Stress, inflammation and depression: is there a link to dementia?
Chronic stress causes maladaptative changes in the neurotransmitter, immune and endocrine systems which, as a result, play a major role in causing physical ill-health and depression.
In recent years, there has been a paradigm shift in our understanding of the inter-relationship between the hypothalamic-pituitary-adrenal axis (hpa-axis) and the immune axes. Thus activation, rather than suppression, of important aspects of the immune system occur following chronic stress and depression. A primary cause of this is ascribed to the glucocorticoid-induced apoptosis of hippocampal neurons together with a desensitisation of cortical and peripheral glucocorticoid receptors. This chronic, low grade inflammation results in the further activation of the hypothalamic-pituitary-adrenal axis (primarily through the activity of interleukin-6) and the subsequent rise in cortisol. The combination of the increase in inflammatory mediators (pro-inflammatory cytokines and prostaglandin E2) and cortisol (that causes insulin resistance and deposition of fat in the coronary circulation etc) is now considered to be central to the pathogenesis of depression and top diabetes, cancer, asthma, arthritis and cardiovascular disease that are often co-morbid with depression.

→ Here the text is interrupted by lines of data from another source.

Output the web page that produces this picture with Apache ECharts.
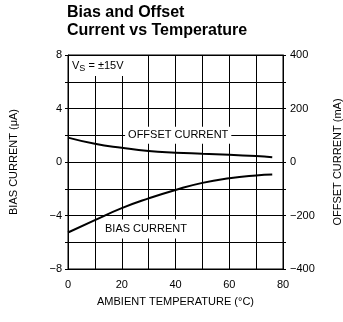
<!DOCTYPE html>
<html>
<head>
<meta charset="utf-8">
<script src="https://cdn.jsdelivr.net/npm/echarts@6/dist/echarts.min.js"></script>
<style>
  html, body { margin: 0; padding: 0; background: #fff; }
  #chart { width: 343px; height: 322px; }
</style>
</head>
<body>
<div id="chart"></div>
<script>
// ambient temperature (°C)
const temps = [0, 10, 20, 30, 40, 50, 60, 70, 76]
// bias current, uA (left axis)
const biasCurrent = [-5.27, -4.35, -3.45, -2.72, -2.09, -1.56, -1.22, -1.01, -0.94]
// offset current, right axis
const offsetCurrent = [91, 68, 53, 41, 35, 31, 27, 22, 18]

const font = 'Liberation Sans'
const minus = v => String(v).replace('-', '\u2212')

const chart = echarts.init(document.getElementById('chart'))
chart.setOption({
  animation: false,
  title: {
    text: 'Bias and Offset\nCurrent vs Temperature',
    left: 67,
    top: 4,
    padding: 0,
    textStyle: { fontFamily: font, fontSize: 16, fontWeight: 'bold', color: '#000', lineHeight: 18 }
  },
  grid: {
    left: 68, right: 60, top: 55, bottom: 53,
    outerBoundsMode: 'none',
    show: true, borderColor: '#000', borderWidth: 1
  },
  xAxis: {
    type: 'value',
    min: 0,
    max: 80,
    interval: 10,
    name: 'AMBIENT TEMPERATURE (°C)',
    nameLocation: 'middle',
    nameGap: 27,
    nameTextStyle: { fontFamily: font, fontSize: 11, color: '#000' },
    axisLine: { lineStyle: { color: '#000' } },
    axisTick: { show: false },
    axisLabel: {
      margin: 10,
      fontFamily: font, fontSize: 11, color: '#000',
      formatter: v => (v % 20 === 0 ? String(v) : '')
    },
    splitLine: { lineStyle: { color: '#000', width: 1 } }
  },
  yAxis: [
    {
      type: 'value',
      min: -8,
      max: 8,
      interval: 2,
      name: 'BIAS CURRENT (μA)',
      nameLocation: 'middle',
      nameGap: 49,
      nameTextStyle: { fontFamily: font, fontSize: 11, color: '#000' },
      axisLine: { show: true, lineStyle: { color: '#000' } },
      axisTick: { show: true, length: 3, lineStyle: { color: '#000' } },
      axisLabel: {
        margin: 6,
        fontFamily: font, fontSize: 11, color: '#000',
        formatter: v => (v % 4 === 0 ? minus(v) : '')
      },
      splitLine: { lineStyle: { color: '#000', width: 1 } }
    },
    {
      type: 'value',
      min: -400,
      max: 400,
      interval: 100,
      position: 'right',
      name: 'OFFSET CURRENT (mA)',
      nameLocation: 'middle',
      nameGap: 49,
      nameTextStyle: { fontFamily: font, fontSize: 11, color: '#000' },
      axisLine: { show: true, lineStyle: { color: '#000' } },
      axisTick: { show: true, length: 3, lineStyle: { color: '#000' } },
      axisLabel: {
        margin: 7,
        fontFamily: font, fontSize: 11, color: '#000',
        formatter: v => (v % 200 === 0 ? minus(v) : '')
      },
      splitLine: { show: false }
    }
  ],
  series: [
    {
      name: 'BIAS CURRENT',
      type: 'line',
      yAxisIndex: 0,
      smooth: true,
      showSymbol: false,
      lineStyle: { color: '#000', width: 2 },
      data: temps.map((t, i) => [t, biasCurrent[i]]),
      markPoint: {
        symbolSize: 0,
        silent: true,
        data: [
          {
            coord: [29, -5],
            label: {
              show: true, position: 'inside', formatter: 'BIAS CURRENT',
              fontFamily: font, fontSize: 11, color: '#000',
              backgroundColor: '#fff', padding: [4, 4, 4, 4]
            }
          },
          {
            coord: [0, 8],
            label: {
              show: true, position: [1, 1], align: 'left', verticalAlign: 'top',
              formatter: 'V{s|S} = ±15V',
              fontFamily: font, fontSize: 11, color: '#000',
              backgroundColor: '#fff', padding: [3, 5, 3, 3],
              rich: { s: { fontFamily: font, fontSize: 9, color: '#000', verticalAlign: 'bottom', padding: [5, 0, 0, 0] } }
            }
          }
        ]
      }
    },
    {
      name: 'OFFSET CURRENT',
      type: 'line',
      yAxisIndex: 1,
      smooth: true,
      showSymbol: false,
      lineStyle: { color: '#000', width: 2 },
      data: temps.map((t, i) => [t, offsetCurrent[i]]),
      markPoint: {
        symbolSize: 0,
        silent: true,
        data: [
          {
            coord: [41, 100],
            label: {
              show: true, position: 'inside', formatter: 'OFFSET CURRENT',
              fontFamily: font, fontSize: 11, color: '#000',
              backgroundColor: '#fff', padding: [3, 3, 3, 3]
            }
          }
        ]
      }
    }
  ]
})
</script>
</body>
</html>
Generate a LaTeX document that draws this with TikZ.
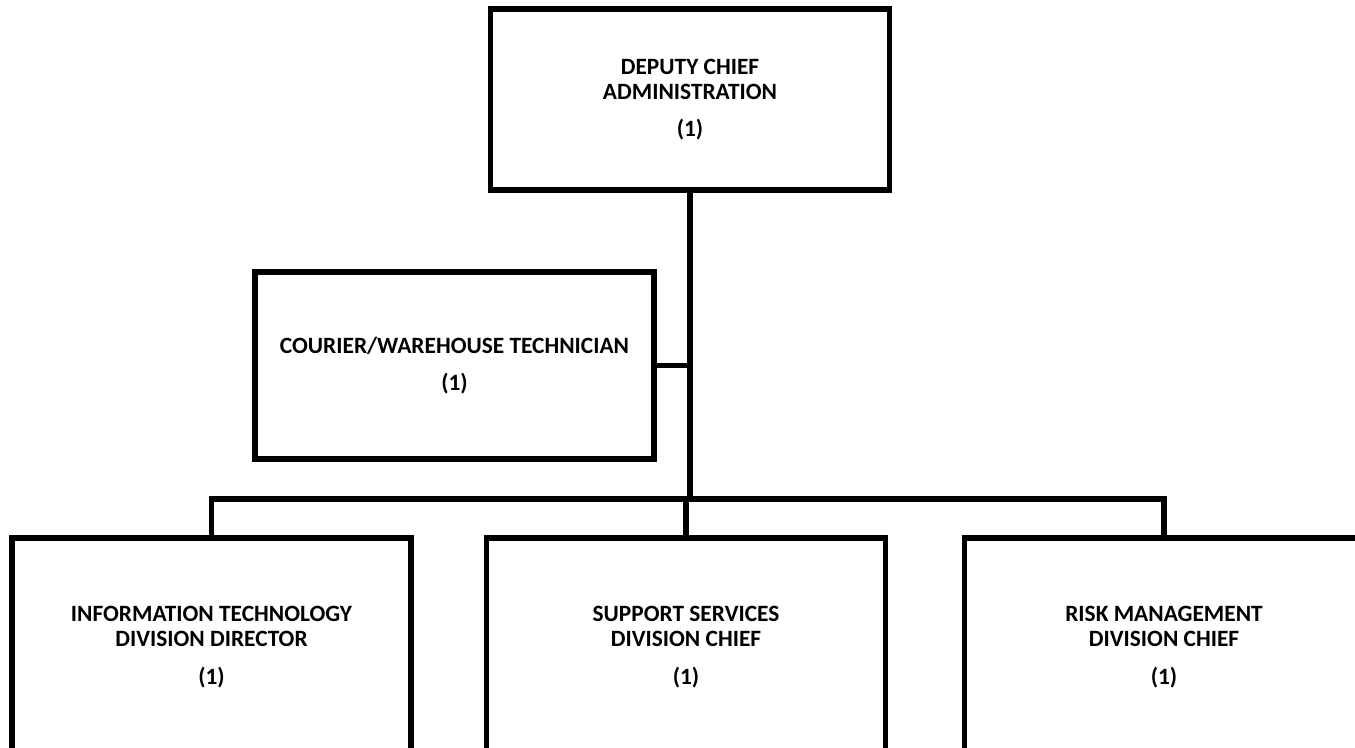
\documentclass[tikz,border=0pt]{standalone}
\usepackage{fontspec}
\setmainfont{Carlito}
\usepackage{tikz}

\begin{document}
\begin{tikzpicture}[x=0.02cm, y=-0.02cm,
     post/.style={draw, line width=2.9pt, minimum width=399*0.02cm, align=center,
       font=\fontsize{13.3}{14.2}\selectfont\bfseries, inner sep=0pt},
     link/.style={line width=2.9pt}]
     \useasboundingbox (0,0) rectangle (1355,747);
     \clip (0,0) rectangle (1355,747);

     \node[post, minimum height=181*0.02cm] (dca) at (690,99.5) {DEPUTY CHIEF\\ADMINISTRATION\\[7pt](1)};
     \node[post, minimum height=187*0.02cm] (cwt) at (454.5,365.5) {COURIER/WAREHOUSE TECHNICIAN\\[7pt](1)};

     \node[post, minimum height=218*0.02cm] (itd) at (211.5,647) {INFORMATION TECHNOLOGY\\DIVISION DIRECTOR\\[7pt](1)};
     \node[post, minimum height=218*0.02cm] (ssd) at (686,647) {SUPPORT SERVICES\\DIVISION CHIEF\\[7pt](1)};
     \node[post, minimum height=218*0.02cm] (rmd) at (1164,647) {RISK MANAGEMENT\\DIVISION CHIEF\\[7pt](1)};

     \coordinate (bus) at (690,499);
     \draw[link] (dca.south) -- (bus);
     \draw[link] (cwt.east) -- (cwt.east -| bus);
     \draw[link] (itd.north) |- (bus) -| (rmd.north);
     \draw[link] (ssd.north) -- (ssd.north |- bus);
\end{tikzpicture}
\end{document}
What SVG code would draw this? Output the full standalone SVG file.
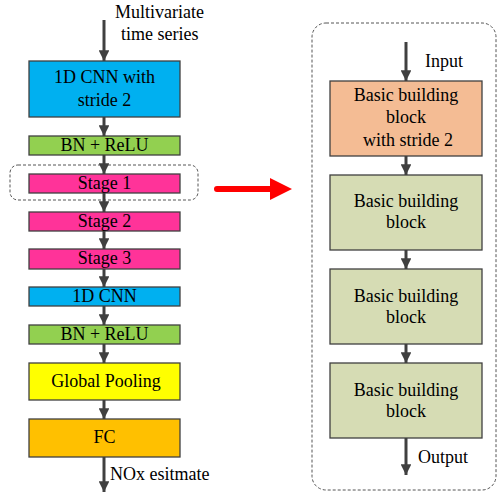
<svg xmlns="http://www.w3.org/2000/svg" width="498" height="493" viewBox="0 0 498 493">
  <style>
    .box { stroke: #404040; stroke-width: 1.3; }
    .lbl { font-size: 18px; fill: #000; text-anchor: middle; }
    .note { font-size: 18px; fill: #000; }
    .link { stroke: #404040; stroke-width: 3; fill: none; marker-end: url(#head); }
    .frame { fill: none; stroke: #555; stroke-width: 1; stroke-dasharray: 3 2; }
  </style>
  <defs>
    <marker id="head" viewBox="0 0 10 10" refX="10" refY="5" markerWidth="3.6" markerHeight="3.6" orient="auto" markerUnits="strokeWidth">
      <path d="M0,0 L10,5 L0,10 z" fill="#404040"/>
    </marker>
  </defs>
  <rect width="498" height="493" fill="#fff"/>

  <!-- dashed outlines -->
  <rect class="frame" x="10" y="165" width="188" height="35" rx="8"/>
  <rect class="frame" x="312" y="23" width="184" height="467" rx="14"/>

  <!-- connectors -->
  <g id="connectors">
    <line class="link" x1="104" y1="20" x2="104" y2="61"/>
    <line class="link" x1="104" y1="117" x2="104" y2="136"/>
    <line class="link" x1="104" y1="155" x2="104" y2="174"/>
    <line class="link" x1="104" y1="193" x2="104" y2="212"/>
    <line class="link" x1="104" y1="231" x2="104" y2="249"/>
    <line class="link" x1="104" y1="269" x2="104" y2="287"/>
    <line class="link" x1="104" y1="306" x2="104" y2="325"/>
    <line class="link" x1="104" y1="344" x2="104" y2="363"/>
    <line class="link" x1="104" y1="400" x2="104" y2="419"/>
    <line class="link" x1="104" y1="457" x2="104" y2="492"/>
    <line class="link" x1="406" y1="42" x2="406" y2="81"/>
    <line class="link" x1="406" y1="156" x2="406" y2="175"/>
    <line class="link" x1="406" y1="250" x2="406" y2="269"/>
    <line class="link" x1="406" y1="344" x2="406" y2="363"/>
    <line class="link" x1="406" y1="438" x2="406" y2="475"/>
    <!-- expansion arrow -->
    <path d="M217,186 L270,186 L270,178 L292,189 L270,200 L270,192 L217,192 A3,3 0 0 1 217,186 z" fill="#ff0000"/>
  </g>

  <text class="note" font-family="Liberation Serif" x="115" y="18">Multivariate</text>
  <text class="note" font-family="Liberation Serif" x="121" y="40">time series</text>
  <text class="note" font-family="Liberation Serif" x="110" y="480">NOx esitmate</text>
  <text class="note" font-family="Liberation Serif" x="425" y="67">Input</text>
  <text class="note" font-family="Liberation Serif" x="418" y="463">Output</text>

  <!-- main network -->
  <g id="cnn1">
    <rect class="box" x="29" y="61" width="151" height="56" fill="#00b0f0"/>
    <text class="lbl" font-family="Liberation Serif" x="104.5" y="83">1D CNN with</text>
    <text class="lbl" font-family="Liberation Serif" x="104.5" y="106">stride 2</text>
  </g>
  <g id="bnrelu1">
    <rect class="box" x="29" y="136" width="151" height="19" fill="#92d050"/>
    <text class="lbl" font-family="Liberation Serif" x="104.5" y="151">BN + ReLU</text>
  </g>
  <g id="stage1">
    <rect class="box" x="29" y="174" width="151" height="19" fill="#ff3399"/>
    <text class="lbl" font-family="Liberation Serif" x="104.5" y="189">Stage 1</text>
  </g>
  <g id="stage2">
    <rect class="box" x="29" y="212" width="151" height="19" fill="#ff3399"/>
    <text class="lbl" font-family="Liberation Serif" x="104.5" y="227">Stage 2</text>
  </g>
  <g id="stage3">
    <rect class="box" x="29" y="249" width="151" height="20" fill="#ff3399"/>
    <text class="lbl" font-family="Liberation Serif" x="104.5" y="264">Stage 3</text>
  </g>
  <g id="cnn2">
    <rect class="box" x="29" y="287" width="151" height="19" fill="#00b0f0"/>
    <text class="lbl" font-family="Liberation Serif" x="104.5" y="302">1D CNN</text>
  </g>
  <g id="bnrelu2">
    <rect class="box" x="29" y="325" width="151" height="19" fill="#92d050"/>
    <text class="lbl" font-family="Liberation Serif" x="104.5" y="340">BN + ReLU</text>
  </g>
  <g id="pool">
    <rect class="box" x="29" y="363" width="151" height="37" fill="#ffff00"/>
    <text class="lbl" font-family="Liberation Serif" x="106" y="387">Global Pooling</text>
  </g>
  <g id="fc">
    <rect class="box" x="29" y="419" width="151" height="38" fill="#ffc000"/>
    <text class="lbl" font-family="Liberation Serif" x="104.5" y="443">FC</text>
  </g>

  <!-- stage detail -->
  <g id="block1">
    <rect class="box" x="330" y="81" width="152" height="75" fill="#f4bc94"/>
    <text class="lbl" font-family="Liberation Serif" x="406" y="101">Basic building</text>
    <text class="lbl" font-family="Liberation Serif" x="406" y="123">block</text>
    <text class="lbl" font-family="Liberation Serif" x="408" y="146">with stride 2</text>
  </g>
  <g id="block2">
    <rect class="box" x="330" y="175" width="152" height="75" fill="#d6dcb4"/>
    <text class="lbl" font-family="Liberation Serif" x="406" y="207">Basic building</text>
    <text class="lbl" font-family="Liberation Serif" x="406" y="228">block</text>
  </g>
  <g id="block3">
    <rect class="box" x="330" y="269" width="152" height="75" fill="#d6dcb4"/>
    <text class="lbl" font-family="Liberation Serif" x="406" y="302">Basic building</text>
    <text class="lbl" font-family="Liberation Serif" x="406" y="323">block</text>
  </g>
  <g id="block4">
    <rect class="box" x="330" y="363" width="152" height="75" fill="#d6dcb4"/>
    <text class="lbl" font-family="Liberation Serif" x="406" y="396">Basic building</text>
    <text class="lbl" font-family="Liberation Serif" x="406" y="417">block</text>
  </g>
</svg>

Evidence in support of the macrophage hypothesis postulating that the symptoms of depression arise from a stress/genetically programmed activation of peripheral and central macrophages, is provided by the elevation of pro-inflammatory cytokines in the plasma and to some extent in the cerebrospinal fluid (csf). Acute phase proteins are also elevated in the plasma of untreated depressed patients. In short, in depression there is an imbalance between the pro-inflammatory and anti-inflammatory arm of the immune system. Effective antidepressant treatment largely restores the balance within the immune system.
Thus in chronic depression the inflammatory changes, coupled with hypercortisolaemia that blocks the synthesis of neurotrophic factors that normally repair damaged dendrites, a situation arises whereby the neurodegenerative pathways predominate over the neuroprotective pathways. As there is increasing clinical and epidemiological evidence linking chronic depression with the likelihood of dementia, there is increasing evidence how this may occur. Indeed, all of the changes that occur in depression are even more prominent in dementia.
Thus depression and dementia are part of a continuum in which chronic stress is a common factor.